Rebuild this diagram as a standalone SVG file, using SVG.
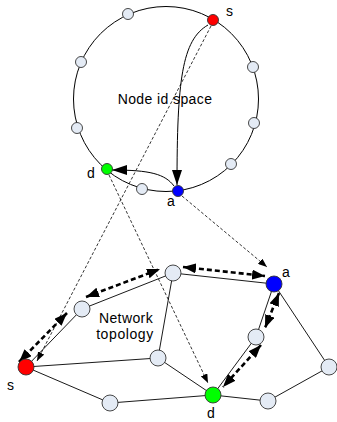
<svg xmlns="http://www.w3.org/2000/svg" width="337" height="422" viewBox="0 0 337 422">
<style>
.ring{fill:none;stroke:#000;stroke-width:1}
.edge{stroke:#000;stroke-width:0.9;fill:none}
.thick{stroke:#000;stroke-width:2.6;stroke-dasharray:5 3;fill:none}
.thin{stroke:#000;stroke-width:0.8;stroke-dasharray:3 2;fill:none}
.arc{stroke:#000;stroke-width:1;fill:none}
.lt{fill:#E4EBF5;stroke:#333;stroke-width:0.9}
.red{fill:#FF0000;stroke:#333;stroke-width:0.9}
.blue{fill:#0000FF;stroke:#333;stroke-width:0.9}
.green{fill:#00FF00;stroke:#333;stroke-width:0.9}
text{font-family:"Liberation Sans",Arial,sans-serif;font-size:14px;fill:#000}
</style>
<defs>
<marker id="big" markerUnits="userSpaceOnUse" markerWidth="13" markerHeight="10" refX="13" refY="5" orient="auto-start-reverse"><path d="M0,0 L13,5 L0,10 z" fill="#000"/></marker>
<marker id="small" markerUnits="userSpaceOnUse" markerWidth="9" markerHeight="7" refX="9" refY="3.5" orient="auto"><path d="M0,0 L9,3.5 L0,7 z" fill="#000"/></marker>
<marker id="ringarrow" markerUnits="userSpaceOnUse" markerWidth="15" markerHeight="10" refX="15" refY="5" orient="auto"><path d="M0,0 L15,5 L0,10 z" fill="#000"/></marker>
</defs>
<circle class="ring" cx="166" cy="99" r="92.5"/>
<g id="edges">
<line class="edge" x1="26" y1="367" x2="82" y2="309"/>
<line class="edge" x1="82" y1="309" x2="173" y2="273"/>
<line class="edge" x1="173" y1="273" x2="274" y2="284"/>
<line class="edge" x1="173" y1="273" x2="158" y2="358"/>
<line class="edge" x1="26" y1="367" x2="158" y2="358"/>
<line class="edge" x1="158" y1="358" x2="213" y2="395"/>
<line class="edge" x1="26" y1="367" x2="110" y2="403"/>
<line class="edge" x1="110" y1="403" x2="213" y2="395"/>
<line class="edge" x1="213" y1="395" x2="268" y2="401"/>
<line class="edge" x1="268" y1="401" x2="329" y2="367"/>
<line class="edge" x1="329" y1="367" x2="274" y2="284"/>
<line class="edge" x1="274" y1="284" x2="256" y2="337"/>
<line class="edge" x1="256" y1="337" x2="213" y2="395"/>
</g>
<g id="connectors">
<path class="arc" d="M208,25 C182,40 177,80 177,185" marker-end="url(#ringarrow)"/>
<path class="arc" d="M174,186 C165,174 150,170 112,170" marker-end="url(#ringarrow)"/>
<line class="thin" x1="211" y1="26" x2="37" y2="361" marker-end="url(#small)"/>
<line class="thin" x1="109" y1="175" x2="208" y2="383" marker-end="url(#small)"/>
<line class="thin" x1="182" y1="196" x2="267" y2="267" marker-end="url(#small)"/>
<line class="thick" x1="19" y1="362" x2="67" y2="313" marker-start="url(#big)" marker-end="url(#big)"/>
<line class="thick" x1="86" y1="297" x2="160" y2="269" marker-start="url(#big)" marker-end="url(#big)"/>
<line class="thick" x1="183" y1="267" x2="265" y2="276" marker-start="url(#big)" marker-end="url(#big)"/>
<line class="thick" x1="279" y1="293" x2="265" y2="328" marker-start="url(#big)" marker-end="url(#big)"/>
<line class="thick" x1="261" y1="345" x2="223" y2="387" marker-start="url(#big)" marker-end="url(#big)"/>
</g>
<g id="ring-nodes">
<circle id="r-s" class="red" cx="213" cy="20" r="5.5"/>
<circle id="r1" class="lt" cx="128" cy="14" r="5.5"/>
<circle id="r2" class="lt" cx="81" cy="62" r="5.5"/>
<circle id="r3" class="lt" cx="253" cy="67" r="5.5"/>
<circle id="r4" class="lt" cx="77" cy="128" r="5.5"/>
<circle id="r5" class="lt" cx="254" cy="123" r="5.5"/>
<circle id="r6" class="lt" cx="231" cy="164" r="5.5"/>
<circle id="r-d" class="green" cx="107" cy="169" r="5.5"/>
<circle id="r7" class="lt" cx="142" cy="189" r="5.5"/>
<circle id="r-a" class="blue" cx="178" cy="191" r="5.5"/>
</g>
<g id="net-nodes">
<circle id="n-s" class="red" cx="26" cy="367" r="8"/>
<circle id="n2" class="lt" cx="82" cy="309" r="8"/>
<circle id="n1" class="lt" cx="173" cy="273" r="8"/>
<circle id="n-a" class="blue" cx="274" cy="284" r="8"/>
<circle id="n3" class="lt" cx="158" cy="358" r="8"/>
<circle id="n4" class="lt" cx="256" cy="337" r="8"/>
<circle id="n5" class="lt" cx="329" cy="367" r="8"/>
<circle id="n-d" class="green" cx="213" cy="395" r="8"/>
<circle id="n6" class="lt" cx="110" cy="403" r="8"/>
<circle id="n7" class="lt" cx="268" cy="401" r="8"/>
</g>
<g id="labels">
<text x="165" y="104" text-anchor="middle" letter-spacing="0.4">Node id space</text>
<text x="226" y="16">s</text>
<text x="87" y="178">d</text>
<text x="167" y="206">a</text>
<text x="126" y="323" text-anchor="middle" letter-spacing="0.4">Network</text>
<text x="125" y="339" text-anchor="middle" letter-spacing="0.6">topology</text>
<text x="282" y="277">a</text>
<text x="7" y="390">s</text>
<text x="207" y="418">d</text>
</g>
</svg>
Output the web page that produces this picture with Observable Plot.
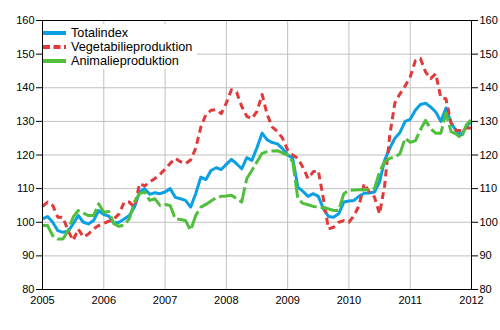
<!DOCTYPE html>
<html><head><meta charset="utf-8">
<script src="https://cdn.jsdelivr.net/npm/d3@7"></script>
<script src="https://cdn.jsdelivr.net/npm/@observablehq/plot@0.6"></script>
<style>
body{margin:0;background:#fff;font-family:Arial,"Liberation Sans",sans-serif;}
#wrap{position:relative;width:500px;height:330px;}
#legend{position:absolute;left:43px;top:24px;width:154px;height:45px;background:#fff;font-size:12.7px;color:#000;}
.row{position:absolute;left:0;height:14px;display:flex;align-items:center;white-space:nowrap;}
.row svg{margin-right:4px;}
</style></head><body><div id="wrap"><div id="legend"></div></div>
<script>
const startYear = 2005;
const yearTicks = [2005, 2006, 2007, 2008, 2009, 2010, 2011, 2012];
const valueTicks = [80, 90, 100, 110, 120, 130, 140, 150, 160];
const seriesNames = ["Totalindex", "Vegetabilieproduktion", "Animalieproduktion"];
const seriesColors = ["#0aa0e3", "#e03a3a", "#4fbf3c"];

const totalindex = [
  101, 101.7, 100, 97.5, 97, 97.3, 99.5, 102, 100, 99.5, 100.5, 103.5,
  102.3, 101.8, 99.7, 100, 101, 102, 104.5, 109, 110, 108.3, 108.8, 108.5,
  109, 110, 107.4, 107, 106.5, 104.5, 108.5, 113.4, 112.7, 115.4, 116.2, 115.7,
  117.2, 118.7, 117.4, 115.9, 119.2, 118.4, 122.2, 126.5, 124.5, 123.7, 123.3, 121.9,
  120, 119, 110.4, 109.2, 107.7, 108.5, 107.7, 104, 101.7, 101.5, 102.5, 106,
  106.3, 106.5, 107.8, 108.6, 108.7, 109, 112, 118.5, 122, 125, 126.7, 130,
  130.6, 133.3, 135, 135.4, 134.3, 132.8, 130, 134, 129.5, 127.2, 126, 128.5,
  130
];
const vegetabilie = [
  104.7, 106, 105, 101.5, 101.5, 97.5, 94.6, 98, 95.6, 96.5, 98, 99,
  99.7, 100.3, 101, 102.5, 106, 106, 104.5, 111.5, 110.8, 112, 113, 114.2,
  115.8, 117.5, 119, 118, 117.4, 118.5, 122, 128.3, 132, 133.3, 133.5, 132.3,
  135.5, 139.4, 138.7, 134.5, 131.5, 130.8, 133, 138, 132, 128.3, 127, 125,
  121.5, 120, 119, 116.3, 113, 115, 115.4, 107, 98, 98.5, 100, 100.5,
  100, 102, 105, 111.5, 109, 107.5, 102.5, 111, 126, 135.5, 138.2, 140.5,
  143.2, 148, 148.7, 144.7, 142.7, 144.2, 137, 136.7, 129.5, 127.3, 127.3, 128,
  128
];
const animalie = [
  99, 99, 96, 95, 95, 97.5, 101.5, 103.5, 102.7, 102, 102, 105.5,
  103, 103.2, 99.5, 98.8, 99.2, 101, 106, 108.5, 109, 106.5, 107, 105,
  105.3, 105, 101, 100.8, 100.5, 97.6, 102, 104.5, 105.3, 106.3, 107.3, 107.7,
  107.8, 108, 107, 106, 113, 115.4, 118, 120.5, 121, 121.2, 121.3, 120.6,
  120, 118, 107, 105.6, 105.2, 104.7, 104.6, 104.3, 104, 103.5, 103.5, 108.5,
  109.5, 109.6, 109.7, 109.7, 109.7, 110, 115, 118, 119, 119.4, 120.4, 125,
  123.8, 124.2, 127.5, 130.3, 127.8, 126.5, 126.5, 132.5, 127, 126.2, 125, 129,
  130.6
];

const seriesValues = [totalindex, vegetabilie, animalie];
const dashes = [null, "7,4.5", "18,4"];
const toRows = (arr, name) => arr.map((v, i) => ({t: startYear + i / 12, v, s: name}));

const fontStyle = {fontFamily: "Arial, 'Liberation Sans', sans-serif", fontSize: "11px", color: "#000", background: "#fff"};

const lineMarks = seriesValues.map((arr, k) =>
  Plot.line(toRows(arr, seriesNames[k]), {
    x: "t", y: "v", stroke: seriesColors[k], strokeWidth: 3,
    strokeDasharray: dashes[k] ?? undefined, strokeLinejoin: "round", strokeLinecap: "butt"
  })
);

const chart = Plot.plot({
  width: 500, height: 330,
  marginLeft: 42, marginRight: 29, marginTop: 20, marginBottom: 41,
  style: fontStyle,
  x: {domain: [2005, 2012], type: "linear"},
  y: {domain: [80, 160]},
  marks: [
    Plot.gridX(yearTicks, {stroke: "#c0c0c0", strokeOpacity: 1}),
    Plot.gridY(valueTicks, {stroke: "#c0c0c0", strokeOpacity: 1}),
    ...lineMarks,
    Plot.frame({stroke: "#000"}),
    Plot.axisY(valueTicks, {anchor: "left", tickSize: 6, tickPadding: 2, label: null}),
    Plot.axisY(valueTicks, {anchor: "right", tickSize: 6, tickPadding: 2, label: null}),
    Plot.axisX(yearTicks, {anchor: "bottom", tickSize: 0, tickPadding: 7, tickFormat: d => String(d), label: null})
  ]
});
const wrap = document.getElementById("wrap");
wrap.insertBefore(chart, wrap.firstChild);

const legend = document.getElementById("legend");
seriesNames.forEach((name, k) => {
  const row = document.createElement("div");
  row.className = "row";
  row.style.top = (1.5 + k * 14.2) + "px";
  const ns = "http://www.w3.org/2000/svg";
  const svg = document.createElementNS(ns, "svg");
  svg.setAttribute("width", 24); svg.setAttribute("height", 14);
  const ln = document.createElementNS(ns, "line");
  ln.setAttribute("x1", 0); ln.setAttribute("x2", 23);
  ln.setAttribute("y1", 7); ln.setAttribute("y2", 7);
  ln.setAttribute("stroke", seriesColors[k]); ln.setAttribute("stroke-width", 4);
  if (k === 1) ln.setAttribute("stroke-dasharray", "7,3.5");
  svg.appendChild(ln);
  const span = document.createElement("span");
  span.textContent = name;
  row.appendChild(svg); row.appendChild(span);
  legend.appendChild(row);
});
</script></body></html>
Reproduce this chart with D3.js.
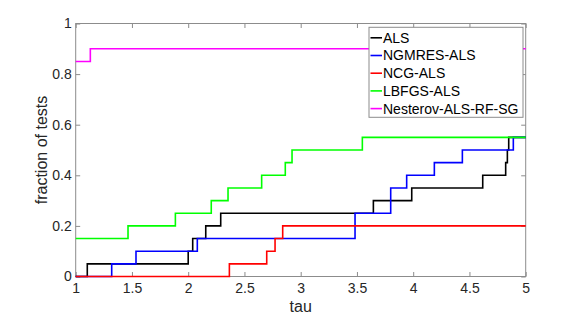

______

### Exercise directions:
Return every line of the preceding records in which the word "this" appears.

### The answer:
Rebuild this diagram as a standalone SVG file, using SVG.
Output the web page that produces this picture with Observable Plot.
Reproduce this chart with D3.js.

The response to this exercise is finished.